After an evaluation, GNOME has moved from Bugzilla to GitLab. Learn more about GitLab.
No new issues can be reported in GNOME Bugzilla anymore.
To report an issue in a GNOME project, go to GNOME GitLab.
Do not go to GNOME Gitlab for: Bluefish, Doxygen, GnuCash, GStreamer, java-gnome, LDTP, NetworkManager, Tomboy.
Bug 353326 - Improve CJK font selection
Improve CJK font selection
Status: RESOLVED FIXED
Product: pango
Classification: Platform
Component: general
unspecified
Other Linux
: Normal normal
: ---
Assigned To: pango-maint
pango-maint
Depends on:
Blocks:
 
 
Reported: 2006-08-29 01:29 UTC by Behdad Esfahbod
Modified: 2007-06-11 03:05 UTC
See Also:
GNOME target: ---
GNOME version: ---



Description Behdad Esfahbod 2006-08-29 01:29:53 UTC
This is a followup to Owen's comment here:

  http://blogs.gnome.org/view/ryanl/2006/08/25/0#comments

I actually didn't know that we are returning "" for HAN in pango_script_get_sample_language().  This is definitely suboptimal.  First, we can at least return Chinese.  That definitely works better than the current situation.

Even better, we can return (probably in a new API) a list of languages.  "zh,ja,ko" for example.  Fontconfig already knows about this kind of usage:

[behdad@home examples]$ fc-match --sort sans:lang=ja  | head -n 3
sazanami-gothic.ttf: "Sazanami Gothic" "Gothic-Regular"
DejaVuLGCSans.ttf: "DejaVu LGC Sans" "Book"
DejaVuLGCSans.ttf: "DejaVu LGC Sans" "Book"
[behdad@home examples]$ fc-match --sort sans:lang=ko  | head -n 3
Gulim.ttf: "Gulim" "Regular"
DejaVuLGCSans.ttf: "DejaVu LGC Sans" "Book"
DejaVuLGCSans.ttf: "DejaVu LGC Sans" "Book"
[behdad@home examples]$ fc-match --sort sans:lang=ja,ko  | head -n 3
sazanami-gothic.ttf: "Sazanami Gothic" "Gothic-Regular"
Gulim.ttf: "Gulim" "Regular"
DejaVuLGCSans.ttf: "DejaVu LGC Sans" "Book"
[behdad@home examples]$
Comment 1 Owen Taylor 2006-08-29 14:20:51 UTC
It's a bad mistake to try to guess which one of:

 Traditional chinese
 Simplified chinese
 Japanese

The user would prefer.
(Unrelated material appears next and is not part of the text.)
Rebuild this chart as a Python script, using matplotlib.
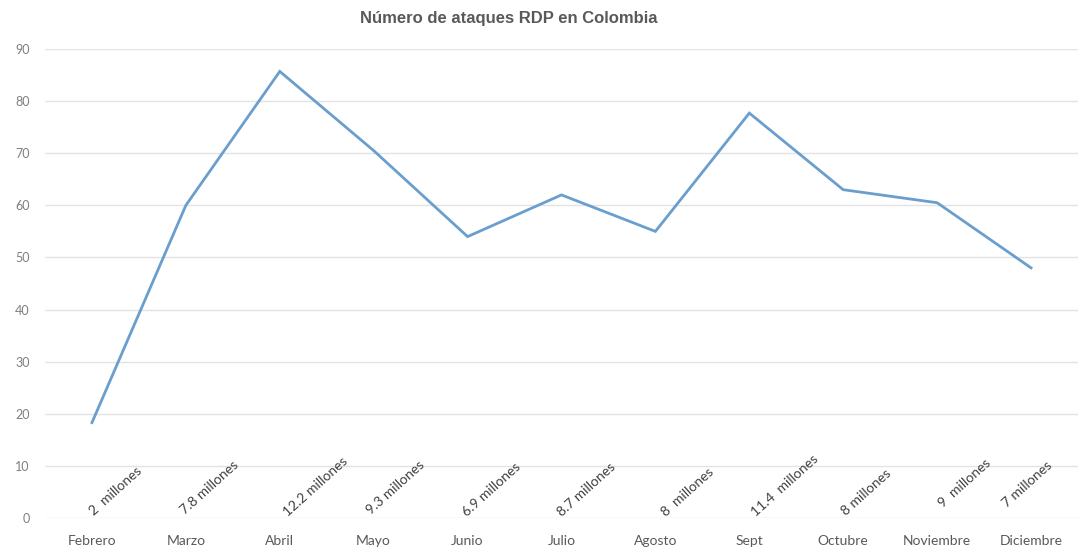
import matplotlib
matplotlib.use("Agg")
import matplotlib.pyplot as plt

# ---- data ----
months = ["Febrero", "Marzo", "Abril", "Mayo", "Junio", "Julio", "Agosto",
          "Sept", "Octubre", "Noviembre", "Diciembre"]
ataques = [18.3, 60.0, 85.7, 70.5, 54.0, 62.0, 55.0, 77.7, 63.0, 60.5, 48.0]
labels = ["2  millones", "7.8 millones", "12.2 millones", "9.3 millones",
          "6.9 millones", "8.7 millones", "8  millones", "11.4  millones",
          "8 millones", "9  millones", "7 millones"]
y_ticks = [0, 10, 20, 30, 40, 50, 60, 70, 80, 90]
title = "Número de ataques RDP en Colombia"

# label placement offsets (pixels) - styling only
lab_dx = [2, -1, 8, -3, -1, 0, 11, 7, 3, 6, -24]
lab_dy = [2, 3, 1, 3, 1, 1, 1, 1, 2, 10, 10]

W, H, DPI = 1079, 548, 100
fig = plt.figure(figsize=(W / DPI, H / DPI), dpi=DPI)
ax = fig.add_axes([45 / W, 1 - 518 / H, (1078 - 45) / W, (518 - 49) / H])

x = list(range(len(months)))
ax.plot(x, ataques, color="#6A9FCD", linewidth=2.0, solid_joinstyle="miter", zorder=3)

ax.set_xlim(-0.5, len(months) - 0.5)
ax.set_ylim(0, 90)
ax.set_yticks(y_ticks)
ax.set_yticklabels([str(v) for v in y_ticks], fontsize=9, color="#7F7F7F",
                   fontfamily="Lato")
ax.set_xticks(x)
ax.set_xticklabels(months, fontsize=10, color="#595959", fontfamily="Lato")
ax.tick_params(axis="both", length=0)
ax.tick_params(axis="y", pad=11)
ax.tick_params(axis="x", pad=12)
ax.grid(axis="y", color="#E3E3E3", linewidth=1.0)
ax.set_axisbelow(True)
for s in ax.spines.values():
    s.set_visible(False)

for i, lab in enumerate(labels):
    ax.annotate(lab, xy=(i, 0), xytext=(lab_dx[i] * 0.72, lab_dy[i] * 0.72),
                textcoords="offset points", rotation=42, rotation_mode="anchor",
                ha="left", va="baseline", fontsize=10, color="#404040",
                fontfamily="Lato", zorder=4)

fig.text(509 / W, 1 - 18 / H, title, ha="center", va="center", fontsize=12,
         fontweight="bold", color="#595959", fontfamily="Liberation Sans")

fig.savefig("out.png", dpi=DPI, facecolor="white")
There's a lot of sticky politics there
on all sides. I don't see a big advantage from having a language
tag either ... without out it, the effect will be to just use the
first Han font with that character in the current configuration,
which is about as good as guess as you can make.

The *only* way to do better would be to to frequency analysis
on larger segments of text than character-by-character, but
that would be better left to the app, I think, since Pango
is going to be unable to do it at more than a run or maybe
paragraph level, which could still leave a document displaying
very wierdly (isolated Han characters might come out in a 
different font than characters in paragraphs...)

I think this is NOTABUG.
Comment 2 Behdad Esfahbod 2007-06-11 03:05:03 UTC
Ok, closing as $PANGO_LANGUAGE provides a generic solution to this problem.